Problem requirements →
Within the data that follows, how many lines carry the string "chart"? Give the number alone.

Available data →
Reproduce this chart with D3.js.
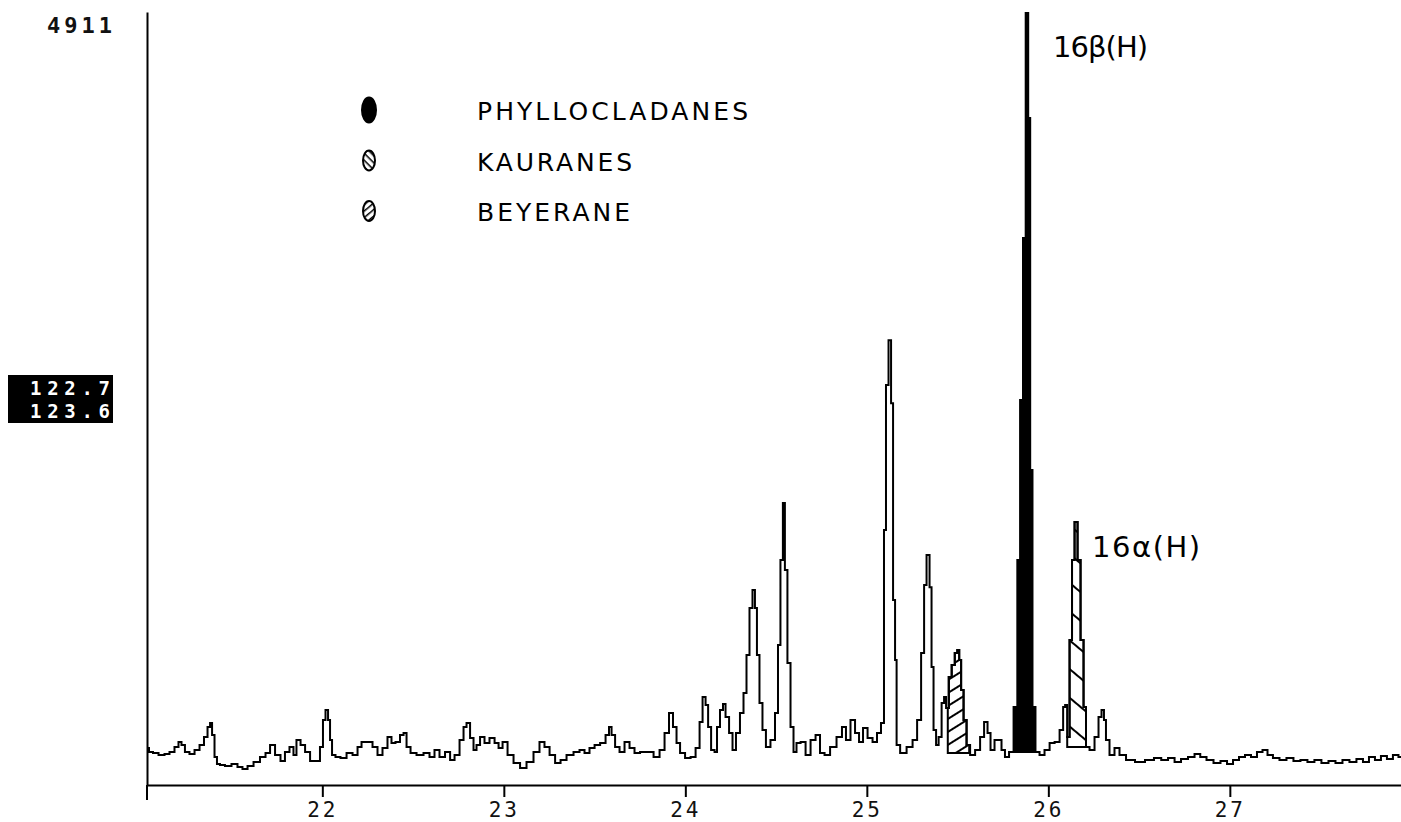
<!DOCTYPE html>
<html><head><meta charset="utf-8">
<script src="https://cdn.jsdelivr.net/npm/d3@7"></script>
<style>body{margin:0;background:#fff}svg{display:block;background:#fff}</style>
</head><body><svg id="chart" width="1401" height="822"></svg>
<script>
// ---- data (retention time in minutes, abundance) ----
const trace = [
[21.034,235],[21.056,210],[21.078,203],[21.117,191],[21.144,197],[21.172,210],[21.199,241],[21.216,273],[21.232,254],[21.254,210],[21.282,197],[21.310,222],[21.337,254],[21.359,305],[21.376,368],[21.387,394],[21.398,318],[21.414,178],[21.425,133],[21.447,127],[21.480,121],[21.519,133],[21.546,114],[21.574,102],[21.602,121],[21.640,146],[21.673,178],[21.701,203],[21.723,254],[21.756,191],[21.783,152],[21.805,210],[21.833,241],[21.849,191],[21.866,286],[21.894,254],[21.916,210],[21.949,152],[21.976,152],[21.998,241],[22.009,413],[22.026,476],[22.037,413],[22.048,286],[22.059,191],[22.086,178],[22.114,172],[22.153,203],[22.180,191],[22.208,241],[22.224,273],[22.263,273],[22.290,241],[22.318,191],[22.345,235],[22.373,305],[22.389,267],[22.417,273],[22.439,318],[22.456,330],[22.472,241],[22.500,203],[22.538,191],[22.577,203],[22.604,178],[22.632,222],[22.659,178],[22.693,210],[22.715,159],[22.742,191],[22.770,286],[22.786,368],[22.803,394],[22.825,298],[22.841,222],[22.858,254],[22.880,305],[22.907,267],[22.935,298],[22.963,267],[22.979,235],[23.007,273],[23.034,191],[23.073,140],[23.106,108],[23.144,146],[23.183,210],[23.210,273],[23.238,241],[23.266,191],[23.299,140],[23.326,159],[23.365,191],[23.403,210],[23.431,222],[23.458,203],[23.486,235],[23.514,254],[23.547,267],[23.574,318],[23.585,368],[23.602,318],[23.624,241],[23.651,210],[23.679,273],[23.706,235],[23.734,203],[23.767,210],[23.806,210],[23.844,178],[23.872,222],[23.899,330],[23.921,457],[23.943,368],[23.960,267],[23.982,203],[24.015,172],[24.043,178],[24.070,235],[24.087,400],[24.103,559],[24.120,508],[24.131,368],[24.153,222],[24.169,210],[24.180,368],[24.202,476],[24.213,514],[24.230,432],[24.252,330],[24.268,222],[24.290,330],[24.312,457],[24.329,584],[24.345,826],[24.362,1124],[24.378,1239],[24.389,1124],[24.400,826],[24.417,521],[24.433,349],[24.455,241],[24.483,286],[24.505,457],[24.516,889],[24.532,1429],[24.543,1791],[24.554,1366],[24.571,775],[24.588,368],[24.604,210],[24.621,267],[24.649,273],[24.676,191],[24.704,286],[24.731,318],[24.753,203],[24.781,191],[24.814,241],[24.852,305],[24.874,368],[24.896,286],[24.924,413],[24.946,330],[24.968,273],[24.990,362],[25.018,298],[25.045,273],[25.067,330],[25.089,394],[25.100,1620],[25.111,2541],[25.128,2826],[25.139,2426],[25.150,1175],[25.161,794],[25.167,254],[25.200,203],[25.238,241],[25.266,286],[25.288,413],[25.310,838],[25.321,1270],[25.337,1461],[25.354,1257],[25.359,749],[25.376,349],[25.387,254],[25.404,305],[25.420,521],[25.431,559],[25.442,489],[25.459,686],[25.476,762],[25.493,838],[25.504,857],[25.514,794],[25.525,603],[25.541,413],[25.558,254],[25.580,191],[25.613,222],[25.635,305],[25.657,400],[25.673,330],[25.690,222],[25.717,286],[25.734,286],[25.750,222],[25.772,178],[25.795,210],[25.822,495],[25.839,1429],[25.852,2446],[25.869,3475],[25.883,4911],[25.894,4237],[25.905,2001],[25.918,495],[25.938,210],[25.965,191],[25.993,222],[26.021,267],[26.048,273],[26.076,349],[26.087,495],[26.098,508],[26.109,305],[26.125,921],[26.136,1429],[26.153,1671],[26.169,1429],[26.186,921],[26.202,495],[26.213,241],[26.241,222],[26.268,305],[26.285,432],[26.301,476],[26.312,413],[26.323,286],[26.351,191],[26.378,235],[26.406,191],[26.450,159],[26.505,146],[26.560,159],[26.604,172],[26.640,159],[26.679,172],[26.712,146],[26.750,165],[26.789,178],[26.822,197],[26.852,178],[26.891,159],[26.929,140],[26.968,152],[27.001,133],[27.034,159],[27.067,178],[27.100,191],[27.133,178],[27.166,210],[27.194,222],[27.221,191],[27.254,172],[27.293,159],[27.331,172],[27.370,152],[27.408,159],[27.447,146],[27.485,159],[27.524,140],[27.563,152],[27.601,140],[27.640,159],[27.678,146],[27.717,165],[27.750,146],[27.783,178],[27.816,159],[27.849,184],[27.882,165],[27.915,191],[27.943,178]
];
const xTickValues = [22, 23, 24, 25, 26, 27];
const timeRange = [21.034, 27.943];
const fullScale = 4911;
const massLabels = ["122.7", "123.6"];
const legendLabels = ["PHYLLOCLADANES", "KAURANES", "BEYERANE"];
const regionClass = ["PHYLLOCLADANES", "KAURANES", "BEYERANE"];
const regionStart = [25.806, 26.104, 25.446];
const regionEnd = [25.940, 26.214, 25.564];
const regionBase = [210, 241, 203];
const peakNames = ["16β(H)", "16α(H)"];
const peakTimes = [25.883, 26.153];

// ---- layout ----
const plot = {left: 147, right: 1401, top: 12, bottom: 785};
const svg = d3.select("#chart");

const x = d3.scaleLinear().domain(timeRange).range([plot.left, plot.right]);
const y = d3.scaleLinear().domain([0, fullScale]).range([plot.bottom, plot.top]);

const defs = svg.append("defs");
function hatch(id, spacing, angle, sw) {
  const p = defs.append("pattern").attr("id", id)
    .attr("patternUnits", "userSpaceOnUse")
    .attr("width", 40).attr("height", spacing)
    .attr("patternTransform", `rotate(${angle})`);
  p.append("rect").attr("width", 40).attr("height", spacing).attr("fill", "#fff");
  p.append("line").attr("x1", 0).attr("x2", 40).attr("y1", sw/2).attr("y2", sw/2)
    .attr("stroke", "#000").attr("stroke-width", sw);
}
hatch("hatchK", 22, 40, 2);
hatch("hatchB", 11, -32, 2);
hatch("hatchKleg", 5, 45, 1.6);
hatch("hatchBleg", 5, -40, 1.6);
defs.append("clipPath").attr("id", "plotClip").append("rect")
  .attr("x", plot.left).attr("y", plot.top)
  .attr("width", plot.right - plot.left).attr("height", plot.bottom - plot.top);

const fillFor = {PHYLLOCLADANES: "#000", KAURANES: "url(#hatchK)", BEYERANE: "url(#hatchB)"};
const legFill = {PHYLLOCLADANES: "#000", KAURANES: "url(#hatchKleg)", BEYERANE: "url(#hatchBleg)"};

// value of the step-drawn trace at time t
function valueAt(t) {
  for (let i = 0; i < trace.length - 1; i++) {
    const a = trace[i], b = trace[i+1];
    if (t >= a[0] && t <= b[0]) return t < (a[0] + b[0]) / 2 ? a[1] : b[1];
  }
  return trace[trace.length-1][1];
}

const g = svg.append("g").attr("clip-path", "url(#plotClip)");

// shaded peak regions
regionClass.forEach((c, i) => {
  const t0 = regionStart[i], t1 = regionEnd[i], base = regionBase[i];
  const inside = trace.filter(d => d[0] > t0 && d[0] < t1);
  const pts = [[t0, valueAt(t0)]].concat(inside, [[t1, valueAt(t1)]]);
  const area = d3.area().curve(d3.curveStep).x(d => x(d[0])).y0(y(base)).y1(d => y(d[1]));
  g.append("path").attr("d", area(pts))
    .attr("fill", fillFor[c])
    .attr("stroke", "#000").attr("stroke-width", 2).attr("stroke-linejoin", "miter");
});

// chromatogram trace
const line = d3.line().curve(d3.curveStep).x(d => x(d[0])).y(d => y(d[1]));
g.append("path").attr("d", line(trace))
  .attr("fill", "none").attr("stroke", "#000").attr("stroke-width", 2)
  .attr("stroke-linejoin", "miter");

// x axis
const xAxis = d3.axisBottom(x).tickValues(xTickValues).tickSize(12).tickSizeOuter(0)
  .tickPadding(5).tickFormat(d3.format("d"));
const xa = svg.append("g").attr("transform", `translate(0,${plot.bottom})`).call(xAxis);
xa.select(".domain").attr("stroke", "#000").attr("stroke-width", 2);
xa.selectAll(".tick line").attr("stroke", "#000").attr("stroke-width", 2);
xa.selectAll(".tick text")
  .attr("font-family", "'DejaVu Sans Mono', monospace").attr("font-size", 21)
  .attr("letter-spacing", 3).attr("fill", "#111");

// y axis line (extends a little below x axis)
const ya = svg.append("g").attr("transform", `translate(${plot.left},0)`)
  .call(d3.axisLeft(y).tickValues([]).tickSizeOuter(0));
ya.select(".domain").attr("stroke", "#000").attr("stroke-width", 2);
svg.append("line").attr("x1", plot.left).attr("x2", plot.left)
  .attr("y1", plot.bottom).attr("y2", plot.bottom + 15)
  .attr("stroke", "#000").attr("stroke-width", 2);

// full scale label
svg.append("text").attr("x", 47).attr("y", y(fullScale) + 21)
  .attr("font-family", "'DejaVu Sans Mono', monospace").attr("font-size", 22)
  .attr("font-weight", "bold")
  .attr("textLength", 65).attr("lengthAdjust", "spacing")
  .attr("fill", "#111").text(fullScale);

// ion mass box
svg.append("rect").attr("x", 8).attr("y", 375).attr("width", 105).attr("height", 48).attr("fill", "#000");
massLabels.forEach((m, i) => {
  svg.append("text").attr("x", 30).attr("y", 395 + i * 23)
    .attr("font-family", "'DejaVu Sans Mono', monospace").attr("font-size", 19)
    .attr("font-weight", "bold")
    .attr("textLength", 80).attr("lengthAdjust", "spacing")
    .attr("fill", "#fff").text(m);
});

// legend
const legLen = [271, 155, 153];
legendLabels.forEach((lab, i) => {
  const cy = 110 + i * 50.5;
  svg.append("ellipse").attr("cx", 369).attr("cy", cy).attr("rx", i === 0 ? 7 : 6).attr("ry", i === 0 ? 12.5 : 10)
    .attr("fill", legFill[regionClass[i]]).attr("stroke", "#000").attr("stroke-width", 2);
  svg.append("text").attr("x", 477).attr("y", cy + 10)
    .attr("font-family", "'DejaVu Sans', sans-serif").attr("font-size", 25)
    .attr("textLength", legLen[i]).attr("lengthAdjust", "spacing")
    .attr("fill", "#000").text(lab);
});

// handwritten peak annotations
const annDx = [26, 16], annY = [57, 557], annLen = [95, 108];
peakNames.forEach((n, i) => {
  svg.append("text").attr("x", x(peakTimes[i]) + annDx[i]).attr("y", annY[i])
    .attr("font-family", "'DejaVu Sans', sans-serif").attr("font-size", 29)
    .attr("textLength", annLen[i]).attr("lengthAdjust", "spacing")
    .attr("fill", "#000").text(n);
});
</script></body></html>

Answer →
3